E isso é ruim para o país, cujas demandas no campo dos negócios multilaterais acabam sendo conduzidas segundo a óptica dos interesses externos.
O Governo Federal anterior, ao criar o chamado Provão ¾ o Exame Nacional de Cursos, do MEC ¾, mostrou-se consciente da necessidade de estabelecer um padrão mínimo de qualidade aos cursos superiores.
Desnecessário dizer que o Provão foi, desde o início, rejeitado por quase todas essas instituições de ensino superior que vêem educação como mero negócio. E recebeu tantas pressões que, não obstante constatar a insuficiência de numerosos cursos, não fechou as portas de nenhum.
A Ordem dos Advogados do Brasil apoiou desde o início o Provão.

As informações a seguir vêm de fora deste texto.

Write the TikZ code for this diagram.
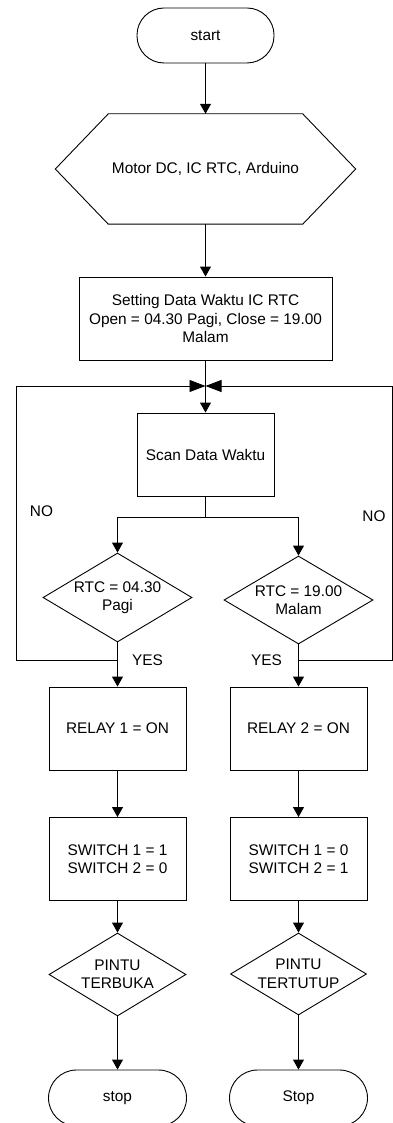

Dispôs-se inclusive a tornar-se parceiro informal do Estado (e da sociedade) nessa fiscalização.
Instituímos este trabalho de avaliação para os cursos de Direito, onde os interessados possam se informar a respeito da qualidade dos diversos estabelecimentos, antes de cair nas malhas das arapucas de ensino espalhadas pelo país.
Por todas essas razões, que aqui alinhavei resumidamente, considero da maior relevância a discussão deste tema. E espero que este Congresso, que reúne profissionais tão eminentes e graduados, aprofunde esse debate e forneça aos nossos governantes subsídios para uma ação mais efetiva nesse campo tão delicado do universo do Direito em nosso país. Muito obrigado”.